Одежда под мембраной отсырела: постоянный натиск мокрой травы и веток, постоянный дождь и интенсивные нагрузки сделали своё дело. Одежду нужно сушить, сама она не высохнет. Сушим на себе. Флис сохнет долго, сидеть прохладно и неуютно, потому что палатка собиралась тоже мокрой. Приемлемая сухость придёт только к середине ночи.
Не знаю, каким образом, но я даже умудрилась почистить ежовики для супа: совсем этого не помню, вот только в записях прочла. Где-то там на склоне руководитель заметил светлые грибы и не дал мне, увы, пройти мимо.
Ужасный был день.
А следующее утро началось с того, что я не смогла найти путь к палатке. Уговор был такой: если иду за водой, руководитель подаёт голос. Собралась, наконец, наружу, спустилась вниз, с трудом отыскала бочажок и набрала воды. Пока поднималась обратно (до палатки метров сто, не больше, а, скорее, меньше), пыталась вспомнить ориентиры. Но они при спуске и на подъёме выглядят по-разному, ничего не опознаётся. Кричу руководителю. Молчание. Кричу ещё раз ‒ тишина.
Начинаю подавать голос с периодичностью раз в минуту, пока поднимаюсь наверх. Никто мне не отвечает. Местность везде одинаковая, палатки не видно, поднялась уже высоко. Это что, я впервые в жизни заблудилась? Единственное, что остаётся, спуститься обратно и попробовать вернуться по-новому. Не стоит забывать, что к сырому склону и валежнику добавилось по полному котелку в каждой руке, на одном из которых стоят тарелки, которые регулярно сбиваются ветками.

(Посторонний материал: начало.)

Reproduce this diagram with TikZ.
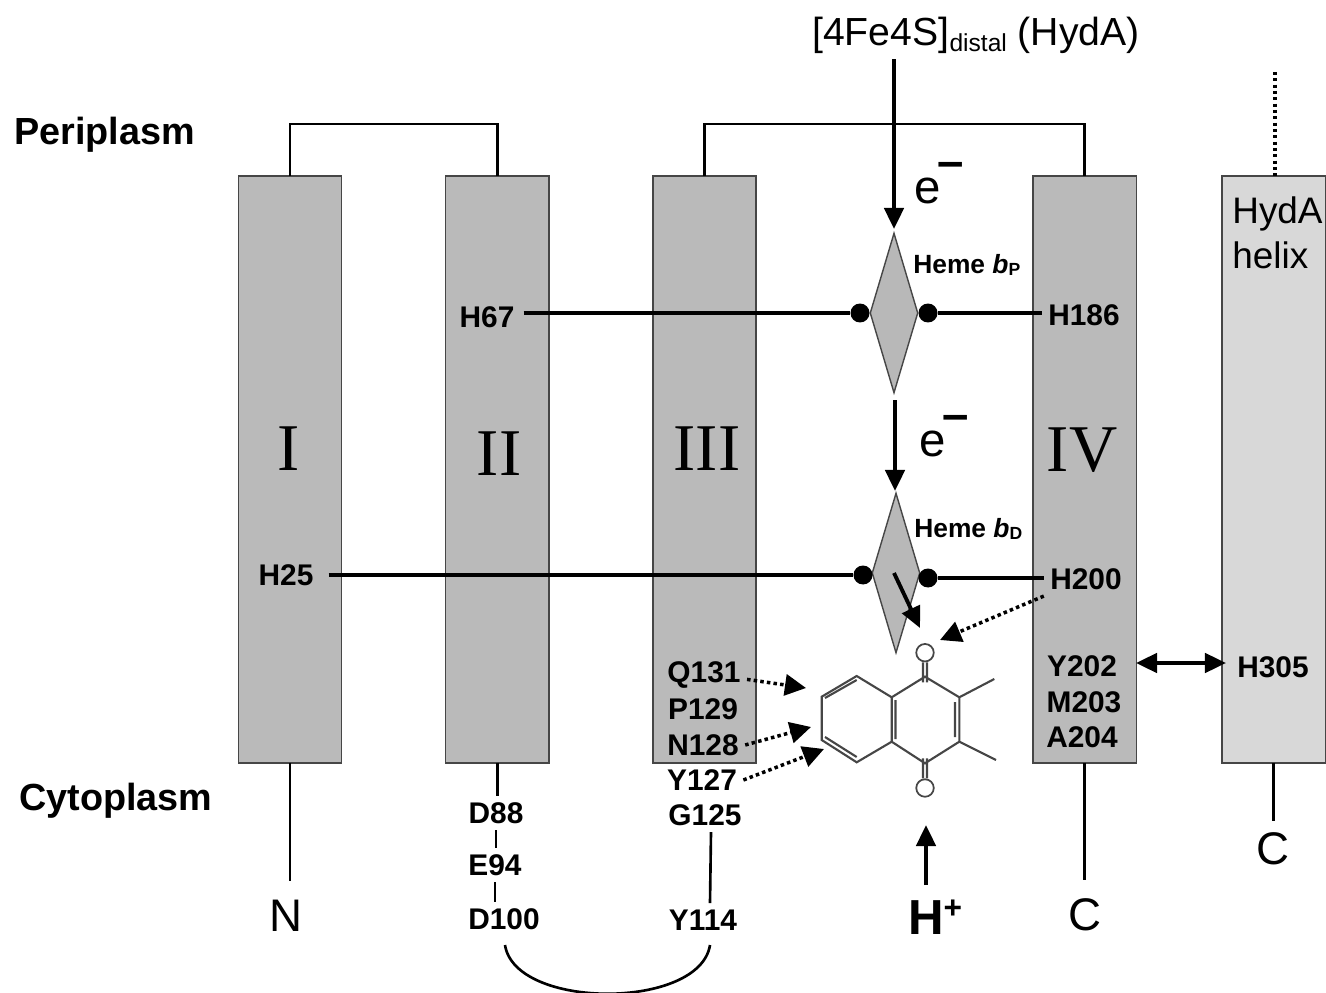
\documentclass[tikz,border=0pt]{standalone}
\usepackage{fontspec}
\setmainfont{Liberation Sans}
\newfontfamily\romanfont{Liberation Serif}
\usetikzlibrary{positioning,arrows.meta,shapes}
\definecolor{helixgray}{RGB}{186,186,186}
\definecolor{hydagray}{RGB}{216,216,216}
\definecolor{hemegray}{RGB}{184,184,184}
\definecolor{edgegray}{RGB}{70,70,70}
\newcommand{\eminus}{e\kern-2pt\raisebox{14.5pt}{\textbf{–}}}
\newcommand{\hemelabel}[1]{Heme \textit{b}{\fontsize{10}{10}\selectfont\raisebox{-1.5pt}{#1}}}

\begin{document}
\begin{tikzpicture}[
      x=0.02cm, y=-0.02cm,
      node distance=2.08cm,
      helix/.style={rectangle, draw=edgegray, line width=0.8pt, fill=helixgray, outer sep=0pt,
                    minimum width=2.065cm, minimum height=11.74cm},
      heme/.style={diamond, draw=edgegray, line width=0.8pt, fill=hemegray, inner sep=0pt,
                   minimum width=0.96cm, minimum height=3.2cm},
      hemedot/.style={circle, fill=black, inner sep=0pt, minimum size=0.38cm},
      residue/.style={font=\fontsize{17}{20}\selectfont\bfseries, inner sep=3.5pt},
      region/.style={font=\fontsize{21.5}{25}\selectfont\bfseries, anchor=west, inner sep=0pt},
      numeral/.style={font=\fontsize{38}{40}\selectfont\romanfont},
      plain/.style={font=\fontsize{26}{30}\selectfont, outer sep=7.5pt},
      heading/.style={font=\fontsize{22.3}{27}\selectfont},
      loopline/.style={line width=1.5pt},
      linkline/.style={line width=2.2pt},
      bond/.style={line width=1.2pt, edgegray},
      arrow/.style={-{Triangle[length=12pt,width=11pt]}, line width=2.2pt},
      dotarrow/.style={-{Triangle[length=12pt,width=12pt]}, line width=2pt,
                       dash pattern=on 2pt off 1.8pt},
      oxygen/.style={circle, draw=edgegray, line width=1pt, fill=white, inner sep=0pt, minimum size=0.35cm}
    ]
    \useasboundingbox (0,0) rectangle (1326,993);

    % --- Helices ---
    \node[helix] (helixI) at (290,469.5) {};
    \node[helix, right=of helixI] (helixII) {};
    \node[helix, right=of helixII] (helixIII) {};
    \node[helix, right=5.54cm of helixIII] (helixIV) {};
    \node[helix, fill=hydagray, right=1.72cm of helixIV] (helixA) {};

    \node[numeral] (numI) at (289,449) {I};
    \node[numeral] (numII) at (499,454) {II};
    \node[numeral] (numIII) at (707,449) {III};
    \node[numeral] (numIV) at (1082,450) {IV};
    \node[font=\fontsize{21}{25.5}\selectfont, align=left, anchor=west, inner sep=0pt] (hydahelix) at (1232,233) {HydA\\helix};

    % --- Region labels ---
    \node[region] (peri) at (14,135) {Periplasm};
    \node[region] (cyto) at (19,801) {Cytoplasm};
    \node[heading] (cluster) at (976,35) {[4Fe4S]{\fontsize{14}{14}\selectfont\raisebox{-3.5pt}{distal}} (HydA)};

    % --- Residues ---
    \node[residue] (h67) at (487,317) {H67};
    \node[residue] (h25) at (286,575) {H25};
    \node[residue] (h186) at (1084,315) {H186};
    \node[residue] (h200) at (1086,579) {H200};
    \node[residue] (y202) at (1082,666) {Y202};
    \node[residue] (m203) at (1084,702) {M203};
    \node[residue] (a204) at (1082,737) {A204};
    \node[residue] (h305) at (1273,667) {H305};
    \node[residue] (q131) at (704,675) {Q131};
    \node[residue] (p129) at (703,709) {P129};
    \node[residue] (n128) at (703,745) {N128};
    \node[residue] (y127) at (702,780) {Y127};
    \node[residue] (g125) at (705,815) {G125};
    \node[residue] (y114) at (703,920) {Y114};
    \node[residue] (d88) at (496,813) {D88};
    \node[residue] (e94) at (495,865) {E94};
    \node[residue] (d100) at (504,919) {D100};

    % --- Termini ---
    \node[plain] (termN) at (286,916) {N};
    \node[plain] (termC) at (1085,915) {C};
    \node[plain, outer sep=3.5pt] (termA) at (1273,849) {C};
    \node[font=\fontsize{28}{32}\selectfont\bfseries] (proton) at (935,917) {H\raisebox{9pt}{\fontsize{18}{18}\selectfont +}};

    % --- Loops ---
    \draw[loopline] (helixI.north) -- ++(0,-52) -| (helixII.north);
    \draw[loopline] (helixIII.north) -- ++(0,-52) -| (helixIV.north);
    \coordinate (hydatop) at (1275,72);
    \draw[line width=1.8pt, dash pattern=on 1.8pt off 1.8pt] (hydatop) -- (hydatop |- helixA.north);
    \draw[loopline] (helixI.south) -- (helixI.south |- termN.north);
    \draw[loopline] (helixII.south) -- (d88.north -| helixII.south);
    \draw[loopline] (d88.south) -- (d88.south |- e94.north);
    \draw[loopline] (e94.south) -- (e94.south |- d100.north);
    \draw[loopline] (g125.south -| 711,0) -- (y114.north -| 710,0);
    \draw[loopline] (helixIV.south) -- (helixIV.south |- termC.north);
    \draw[loopline] (helixA.south) -- (helixA.south |- termA.north);
    \coordinate (loopL) at (505,945);
    \coordinate (loopR) at (710,945);
    \draw[loopline] (loopL) .. controls (515,1010) and (700,1010) .. (loopR);

    % --- Hemes ---
    \node[heme] (hemeP) at (894,313) {};
    \node[heme] (hemeD) at (896,573) {};
    \node[hemedot] (dotPl) at (860,313) {};
    \node[hemedot] (dotPr) at (928,313) {};
    \node[hemedot] (dotDl) at (863,575) {};
    \node[hemedot] (dotDr) at (928,578) {};
    \node[font=\fontsize{15}{18}\selectfont\bfseries, anchor=west, inner sep=0pt] (labelP) at (913,265) {\hemelabel{P}};
    \node[font=\fontsize{15}{18}\selectfont\bfseries, anchor=west, inner sep=0pt] (labelD) at (914,529) {\hemelabel{D}};

    \draw[linkline] ([xshift=1.5pt]h67.east |- dotPl) -- (dotPl);
    \draw[linkline] (dotPr) -- (dotPr -| h186.west);
    \draw[linkline] ([xshift=5pt]h25.east) -- (dotDl);
    \draw[linkline] (dotDr) -- (dotDr -| h200.west);

    % --- Quinone ---
    \coordinate (c1) at (821.7,696.7);
    \coordinate (c2) at (856.7,676);
    \coordinate (c3) at (891.7,697.3);
    \coordinate (c4) at (891.7,741.7);
    \coordinate (c5) at (856.7,762.3);
    \coordinate (c6) at (821.7,740);
    \coordinate (c7) at (925,676.7);
    \coordinate (c8) at (959.3,697.3);
    \coordinate (c9) at (959.3,741.7);
    \coordinate (c10) at (925,763.3);
    \coordinate (me1) at (994.3,679);
    \coordinate (me2) at (996,760);
    \node[oxygen] (oxtop) at (925,652.7) {};
    \node[oxygen] (oxbot) at (925,788) {};
    \draw[bond] (c1) -- (c2) -- (c3) -- (c4) -- (c5) -- (c6) -- cycle
      (c3) -- (c7) -- (c8) -- (c9) -- (c10) -- (c4)
      (c8) -- (me1) (c9) -- (me2)
      (825,698) -- (856.7,680) (825,737) -- (856.7,757)
      (895.5,700) -- (895.5,739) (955,702) -- (955,737)
      (oxtop.south) ++(-2,0) -- ++(0,20) (oxtop.south) ++(2,0) -- ++(0,20)
      (oxbot.north) ++(-2,0) -- ++(0,-20) (oxbot.north) ++(2,0) -- ++(0,-20);

    % --- Arrows ---
    \coordinate (tipP) at (894,229);
    \coordinate (startD) at (895,400);
    \coordinate (tipD) at (895,491);
    \coordinate (startQ) at (894,573);
    \coordinate (tipQ) at (920,628);
    \coordinate (tipH) at (940,640);
    \coordinate (tipQ131) at (806,688);
    \coordinate (tipN128) at (811,727);
    \coordinate (tipY127) at (824,749);
    \coordinate (startProton) at (926,885);
    \coordinate (tipProton) at (926,825);
    \coordinate (startH305) at (1136,663);
    \coordinate (tipH305) at (1226,663);
    \draw[arrow] (cluster.south -| tipP) -- (tipP);
    \draw[arrow] (startD) -- (tipD);
    \draw[arrow] (startQ) -- (tipQ);
    \draw[arrow] (startProton) -- (tipProton);
    \draw[arrow, {Triangle[length=12pt,width=11pt]}-{Triangle[length=12pt,width=11pt]}] (startH305) -- (tipH305);
    \draw[dotarrow] (h200.south west) -- (tipH);
    \draw[dotarrow] ([yshift=-2.5pt]q131.east) -- (tipQ131);
    \draw[dotarrow] (n128.east) -- (tipN128);
    \draw[dotarrow] (y127.east) -- (tipY127);

    \node[font=\fontsize{27}{30}\selectfont, anchor=west, inner sep=0pt] (eP) at (914,183) {\eminus};
    \node[font=\fontsize{27}{30}\selectfont, anchor=west, inner sep=0pt] (eD) at (919,436) {\eminus};
  \end{tikzpicture}
\end{document}
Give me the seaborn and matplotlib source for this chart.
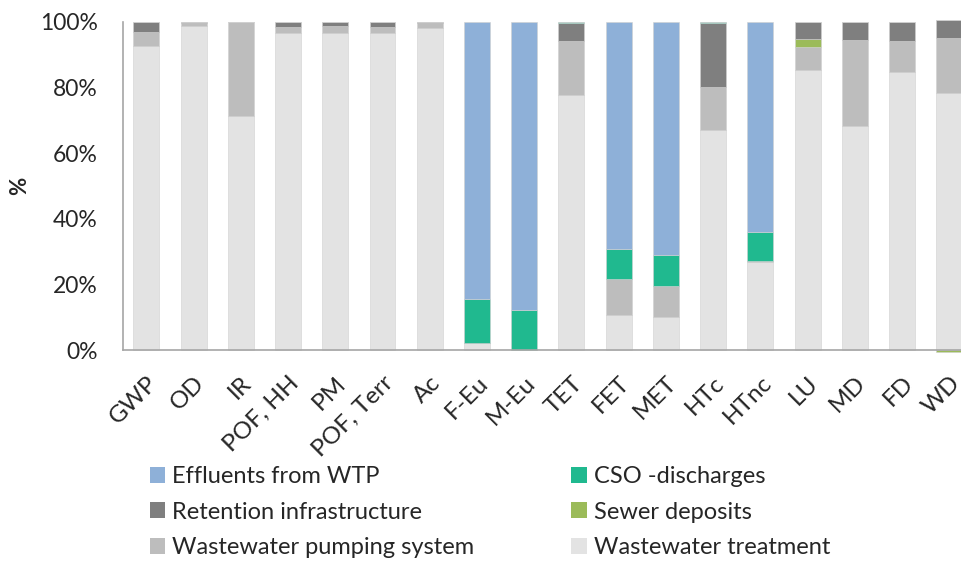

Но тут мои невесёлые размышления всё-таки прерывает далёкий оклик руководителя. Оказывается, в сторону я забрала сильно.
Как выяснилось, руководитель попросту не услышал моего выхода из палатки и благополучно продолжил спать. Но, опять же, это очень показательный пример: я всегда запоминаю дорогу назад. А здесь потребовалось пройти ещё два раза, прежде чем натопталось подобие тропы и ориентиры хоть как-то начали опознаваться.
Место стоянки. Ботинки то и дело норовят упасть.
На этом месте мы простояли ещё дёнь, ожидая, когда хоть немного подсохнут вещи и, может быть, изменится погода. Потом добрались, наконец, до верховий Патоквожа и там тоже простояли пару дней, потому что погода существенно не менялась.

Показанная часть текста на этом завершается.